So your wife left you, huh? You poor thing! Here, let’s dry those tears and get you started on the path to feeling better… and you know what that means: it’s makeover time.
Don’t worry, this won’t hurt. In fact, if you’re like most men, you’ll come out of this break-up relatively unscathed. And if you follow these steps, you’ll find an ersatz wifey to clean up after your messes in no time.*
- The makeover can’t begin until you finally reach the realization that she’s gone. To get to that point, you have to spend a weekend getting smashing drunk and telling everyone you encounter what a terrible, horrible, awful bitch you were married to. It’s not attractive, but: Camaraderie. It’ll come in handy.
- Use this camaraderie to ask all your friends if they know any nice girls. Realize everyone you know is still married. Download Tinder “just to see what’s out there.” Take a lot of selfies in poorly lit places and swipe right on every picture. Just in case.
- While you’re still not really “feeling it” — still sleeping on your friend’s couch because you trust that at any moment, she’ll let you back in — stop taking care of yourself. Spend all your free time either at work or browsing Tumblr to get ideas on what men should look like nowadays.
- Stop cutting your hair.
- Grow out your facial hair. Beards and man buns are in, you know, and all that money you’ll save on hair cuts you can invest elsewhere.
- Like in sneakers. Nike Frees. The brighter and more colorful, the better.
- And jeans. Dark wash. Just a smidgen too big.
- And white Hanes T-shirts and a couple of button-downs. If you’re the Oxford type at work, make these “casual” shirts the flannel variety.
- Join a rock climbing gym, where you will go and hang out on the weekends once you discover that alcohol isn’t all it’s cracked up to be now that you’re middle-aged.
- Realize that shit, you’re middle-aged. Dial down the age limit on Tinder. Swipe right but never ever contact anyone.
- Get a tattoo. A sleeve.
- Start rolling up the sleeves on your flannel to show off your tattoos.
- Let your beard grow as long as you can. Learn how to use hair gel and beard oil.
- Find ways to show off the abs and biceps you’ve got now that you’re climbing. Lift up the hem of your Hanes to wipe the sweat off your brow. Switch out your gym Tees for tank tops. Be confident in your belief that someone somewhere has got to be paying attention to you.
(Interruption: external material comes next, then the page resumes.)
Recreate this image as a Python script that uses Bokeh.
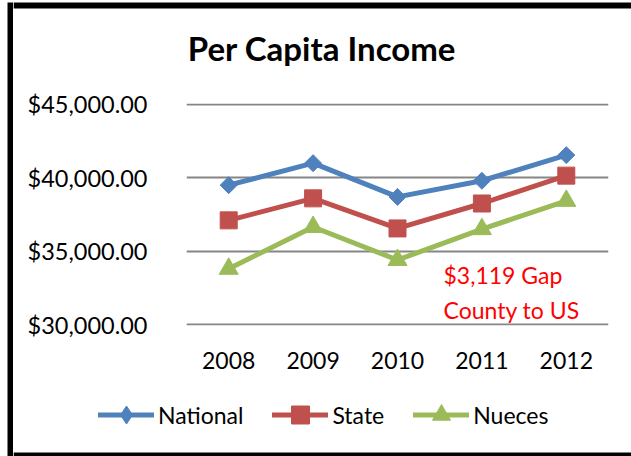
import math
from bokeh.plotting import figure
from bokeh.layouts import row, column
from bokeh.models import (FactorRange, Range1d, NumeralTickFormatter, FixedTicker,
                          Label, Legend, LegendItem)
from bokeh.embed import file_html
from bokeh.resources import INLINE

years = ["2008", "2009", "2010", "2011", "2012"]
national = [39500, 41000, 38700, 39800, 41549]
state = [37100, 38600, 36550, 38250, 40150]
nueces = [33800, 36650, 34400, 36500, 38430]
y_ticks = [30000, 35000, 40000, 45000]

title_text = "Per Capita Income"
note_lines = ["$3,119 Gap", "County to US"]

series_names = ["National", "State", "Nueces"]
series_values = [national, state, nueces]
series_colors = ["#4F81BD", "#C0504D", "#9BBB59"]

FONT = "Lato"
W_LEFT, W_MAIN = 13, 618
TOTAL_H = 456


def blank(width, height, xr, yr):
    f = figure(width=width, height=height, x_range=Range1d(*xr), y_range=Range1d(*yr),
               x_axis_type=None, y_axis_type=None, output_backend="svg",
               toolbar_location=None, min_border=0, frame_align=False)
    f.outline_line_color = None
    f.background_fill_color = "white"
    f.border_fill_color = "white"
    f.xgrid.visible = False
    f.ygrid.visible = False
    return f


# left frame strip (page coordinates: x 0..13, y 0..456 downward)
left = blank(W_LEFT, TOTAL_H, (0, W_LEFT), (TOTAL_H, 0))
left.quad(left=7, right=13, top=2, bottom=TOTAL_H, fill_color="black", line_color=None)

# top area with frame border and title (page y 0..84)
top = blank(W_MAIN, 84, (W_LEFT, 631), (84, 0))
top.quad(left=W_LEFT, right=631, top=2, bottom=8, fill_color="black", line_color=None)
top.add_layout(Label(x=321.5, y=47, text=title_text, text_align="center",
                     text_baseline="middle", text_font=FONT, text_font_style="bold",
                     text_font_size="33px", text_color="black"))

# main chart (page y 84..385), frame x 186..608, y 103..325
p = figure(x_range=FactorRange(*years), y_range=Range1d(29932, 45068),
           width=W_MAIN, height=301, output_backend="svg", toolbar_location=None,
           min_border_left=173, min_border_right=23, min_border_top=19,
           min_border_bottom=60, frame_align=False)
p.outline_line_color = None
p.background_fill_color = "white"
p.border_fill_color = "white"

p.yaxis.ticker = FixedTicker(ticks=y_ticks)
p.yaxis.formatter = NumeralTickFormatter(format="$0,0.00")
p.yaxis.axis_line_color = None
p.yaxis.major_tick_line_color = None
p.yaxis.minor_tick_line_color = None
p.yaxis.major_label_standoff = 33
p.yaxis.major_label_text_font = FONT
p.yaxis.major_label_text_font_size = "23.5px"
p.yaxis.major_label_text_color = "black"

p.xaxis.axis_line_color = None
p.xaxis.major_tick_line_color = None
p.xaxis.major_label_standoff = 20
p.xaxis.major_label_text_font = FONT
p.xaxis.major_label_text_font_size = "23px"
p.xaxis.major_label_text_color = "black"

p.xgrid.grid_line_color = None
p.ygrid.grid_line_color = "#868686"
p.ygrid.grid_line_width = 2

marker_specs = [("square", 12, math.pi / 4), ("square", 17, 0), ("triangle", 19, 0)]
legend_markers = ["diamond", "square", "triangle"]

for vals, color, (marker, size, ang) in zip(series_values, series_colors, marker_specs):
    p.line(years, vals, line_color=color, line_width=5, line_join="round")
    p.scatter(years, vals, marker=marker, size=size, angle=ang,
              fill_color=color, line_color=color)

p.add_layout(Label(x=257, y=51, x_units="screen", y_units="screen",
                   text=note_lines[0], text_align="left", text_baseline="middle",
                   text_font=FONT, text_font_size="23px", text_color="#FF0000"))
p.add_layout(Label(x=257, y=16, x_units="screen", y_units="screen",
                   text=note_lines[1], text_align="left", text_baseline="middle",
                   text_font=FONT, text_font_size="23px", text_color="#FF0000"))

# legend area with bottom frame border (page y 385..456)
leg = blank(W_MAIN, TOTAL_H - 385, (W_LEFT, 631), (TOTAL_H, 385))
leg.quad(left=W_LEFT, right=631, top=452, bottom=TOTAL_H, fill_color="black", line_color=None)
items = []
for name, color, lm in zip(series_names, series_colors, legend_markers):
    # legend-only renderers: a single point placed outside the visible range
    ln = leg.line(x=[-100, -99], y=[-100, -100], line_color=color, line_width=5,
                  line_cap="round")
    sc = leg.scatter(x=[-100], y=[-100], marker=lm, size=17,
                     fill_color=color, line_color=color)
    items.append(LegendItem(label=name, renderers=[ln, sc]))

legend = Legend(items=items, orientation="horizontal", location=(85, 19),
                glyph_width=56, glyph_height=45, label_standoff=4, spacing=29,
                padding=0, margin=0, border_line_color=None,
                background_fill_alpha=0, label_text_font=FONT,
                label_text_font_size="23px", label_text_color="black")
leg.add_layout(legend, "center")

layout = row(left, column(top, p, leg, spacing=0), spacing=0)

open("out.html", "w").write(file_html(layout, INLINE))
- Start drinking green juice and eating chia seeds and ordering the vegan option extra loudly in every restaurant you go to.
- Learn guitar. Or Tango. Or basket weaving. Whatever it is that attracts the ladies nowadays.
- Hit on all your female co-workers. And babysitters. Basically any woman who crosses your path. One of them will say yes.
- After she says yes, take her to her place. If you can, take pictures. On your phone. Make sure your ex can discover them, sit back and wait for the lawyer’s papers.
- Pack up all your flannels, say goodbye to your friend and his uber-annoyed wife, and move directly from their couch to your new girlfriend’s bed.
- Complain to everyone about how your ex keeps asking for alimony. Tell your new girl how terrible your ex was and how you had never ever done anything to deserve her insane bitchiness. Beg for sympathy without ever taking any responsibility. Bathe in it. Sympathetic righteousness gives a glow unlike any other.
- With all that money you’re saving by living off your new girlfriend, buy a bike. Not just any bike. A lightweight fixxie. White. With thin tires and no gears that costs about the same as a car.
- Delete Tinder. Neglect Tumblr.
- Get a hair cut.
- Throw away the flannels.
- Get a new pair of Nike Frees, this time black.
- Cancel the rock climbing gym. You never have time for that anymore anyway.
- Order a big, fat juicy steak. And a liter of beer. Now that you’re partnered up, realize your vanity really was taking up a lot of time and energy that you’d rather expend doing other things. Like planning exotic vacations with your new girl.
- Slip back into the old routine of being taken care of. Leave your laundry everywhere. Show up late for dinner. Remind your new girl how much you hated it when your ex nagged.
Congratulations, you’ve come full circle. You’re the same old asshole your ex left. This time, though, don’t fuck it up.
*Though not based on my own personal experience, 6 of 6 new divorcees I have met in the last year have gone through exactly this process. I can tell you: it works. Unfortunately.